By: The Editors
Publication Date: 12/03/2020
Our project started as a simple line of questioning. Curators from three institutions, each based in a US political territory designated as a “commonwealth,” chose to think together about what that term actually means. In this partnership among Beta-Local (San Juan, PR), the Institute for Contemporary Art at Virginia Commonwealth University (Richmond, VA), and Philadelphia Contemporary (Philadelphia, PA), we set out to investigate its history, its utopian potential, and its limitations. As we know, the United States of America began as a colony founded on land taken from indigenous peoples. Its revolutionary texts espoused the idea of life, liberty, and the pursuit of happiness—while embracing slavery and denying women the right to vote. In the nineteenth century the USA became an empire itself, and it remains so through its ongoing colonization of Puerto Rico. How is one to swallow such massive contradictions?
Since 2018, the curatorial team has been meeting in our respective cities, considering these questions and formulating a collaborative project—one that would reflect shared values and commitments while respecting differences in our institutions, our contexts, and our perspectives. Through our collaborative work as well as community processes in each city, we explored the meaning of commonwealth. We explored our connection to the land, our unity or division as a common people, and the voices of resistance that come together to fight injustice within our communities. Together, our curatorial team also selected a group of artists from whom to commission works that would respond to ideas of “common wealth” and “common debt.” We initially planned to present them through exhibitions in all three cities, along with a more traditional print publication and localized public programming—but the onset of COVID-19 forced us to pivot.

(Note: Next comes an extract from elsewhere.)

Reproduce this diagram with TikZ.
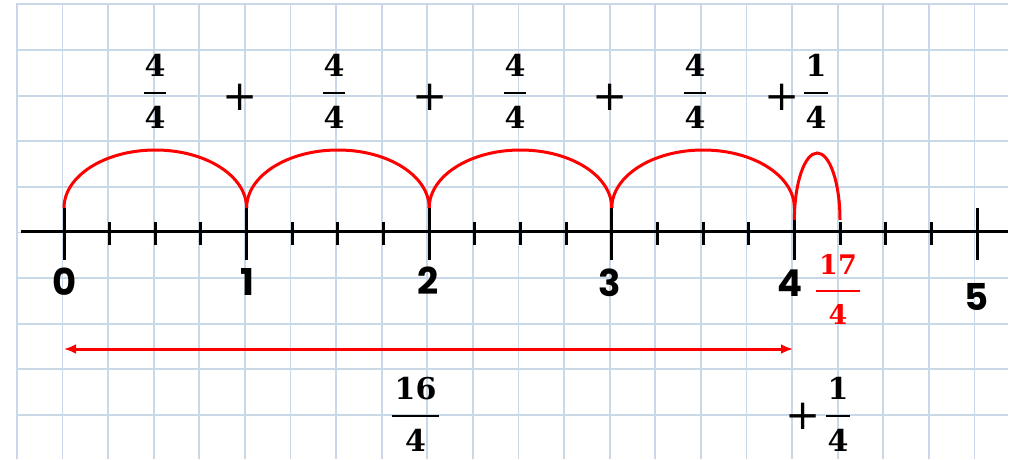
\documentclass[tikz,border=0pt]{standalone}
\usepackage{fontspec}
\usetikzlibrary{arrows.meta}
\newfontfamily\fracfont{DejaVu Serif}
\newfontfamily\numfont{Poppins}
\definecolor{gridblue}{HTML}{C9D8E8}
\definecolor{arcred}{HTML}{FF0000}
\newcommand\fr[3]{\vbox{\halign{\hfil\kern#1##\kern#1\hfil\cr#2\cr\noalign{\kern15pt\hrule height 2.5pt\kern12pt}#3\cr}}}
\begin{document}
\begin{tikzpicture}[x=1pt,y=1pt,
  gridline/.style={gridblue,line width=1.8pt},
  axisline/.style={black,line width=3pt},
  tickmark/.style={black,line width=3pt},
  hop/.style={arcred,line width=3pt},
  fracnode/.style={inner sep=0pt,font=\fracfont\bfseries\fontsize{30}{36}\selectfont},
  redfrac/.style={inner sep=0pt,text=arcred,font=\fracfont\bfseries\fontsize{27}{32}\selectfont},
  plusnode/.style={inner sep=0pt,font=\fracfont\fontsize{42}{48}\selectfont},
  numlbl/.style={inner sep=0pt,font=\numfont\bfseries\fontsize{37}{42}\selectfont}]
\useasboundingbox (0,0) rectangle (1017,459);
\fill[white] (0,0) rectangle (1017,459);
% grid paper
\begin{scope}
\clip (16,0) rectangle (1008,455.5);
\foreach \i in {0,...,21} \draw[gridline] (16.9+45.6*\i,0) -- (16.9+45.6*\i,459);
\foreach \j in {0,...,9} \draw[gridline] (0,454.6-45.6*\j) -- (1017,454.6-45.6*\j);
\end{scope}
% axis
\coordinate (axL) at (21,228);
\coordinate (axR) at (1008,228);
\draw[axisline] (axL) -- (axR);
\foreach \k in {0,...,5} \draw[tickmark] (64+182.6*\k,199) -- (64+182.6*\k,251);
\foreach \j in {1,2,3,5,6,7,9,10,11,13,14,15,17,18,19} \draw[tickmark] (64+45.65*\j,214) -- (64+45.65*\j,237);
% hops
\foreach \k in {0,...,4} \coordinate (p\k) at (64+182.6*\k,251);
\coordinate (q4) at (794.4,239);
\foreach \k in {0,...,3} \draw[hop] (p\k) arc[start angle=180,end angle=0,x radius=91.3pt,y radius=58pt];
\draw[hop] (q4) arc[start angle=180,end angle=0,x radius=22.8pt,y radius=67pt];
% arrow
\coordinate (arL) at (64,110);
\coordinate (arR) at (793,110);
\draw[hop,{Latex[length=12pt,width=10pt]}-{Latex[length=12pt,width=10pt]}] (arL) -- (arR);
% number labels
\node[numlbl] (l0) at (65,177) {0};
\node[numlbl] (l1) at (247,177) {1};
\node[numlbl] (l2) at (428,178) {2};
\node[numlbl] (l3) at (610,176) {3};
\node[numlbl] (l4) at (790,176) {4};
\node[numlbl] (l5) at (977,162) {5};
% top sum
\node[fracnode] (f1) at (155,367.5) {\fr{1pt}{4}{4}};
\node[plusnode] (s1) at (240,362) {+};
\node[fracnode] (f2) at (334,367.5) {\fr{1pt}{4}{4}};
\node[plusnode] (s2) at (430,362) {+};
\node[fracnode] (f3) at (515,367.5) {\fr{1pt}{4}{4}};
\node[plusnode] (s3) at (610,362) {+};
\node[fracnode] (f4) at (695,367.5) {\fr{1pt}{4}{4}};
\node[plusnode] (s4) at (782,362) {+};
\node[fracnode] (f5) at (816,367.5) {\fr{1.5pt}{1}{4}};
% red result
\node[redfrac] (f17) at (838,169.5) {\fr{3pt}{17}{4}};
% bottom sum
\node[fracnode] (f16) at (415.5,44.5) {\fr{2.5pt}{16}{4}};
\node[plusnode] (s5) at (803,43) {+};
\node[fracnode] (f6) at (838,44.5) {\fr{1.5pt}{1}{4}};
\end{tikzpicture}
\end{document}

We agreed that each organization would take the lead on one re-formulated component of the project: Beta-Local would lead on this re-envisioned publication, the ICA would focus on a reconceived exhibition and work with the artists to adapt their commissioned projects into a spatially distanced indoor-outdoor exhibition, and Philadelphia Contemporary would emphasize its community council, regranting, and a neighborhood banner initiative. The two physical manifestations of
Commonwealth are now the banner project and a billboard by Firelei Baez in Philadelphia (October 15, 2020-January 10, 2021), and an exhibition of all the commissioned works at the ICA both in and around the building to allow socially distanced viewing (September 12, 2020 – January 2021). The newly-obvious benefits of digital programming also opened paths to
collaborative digital programs that link our communities and connect to others.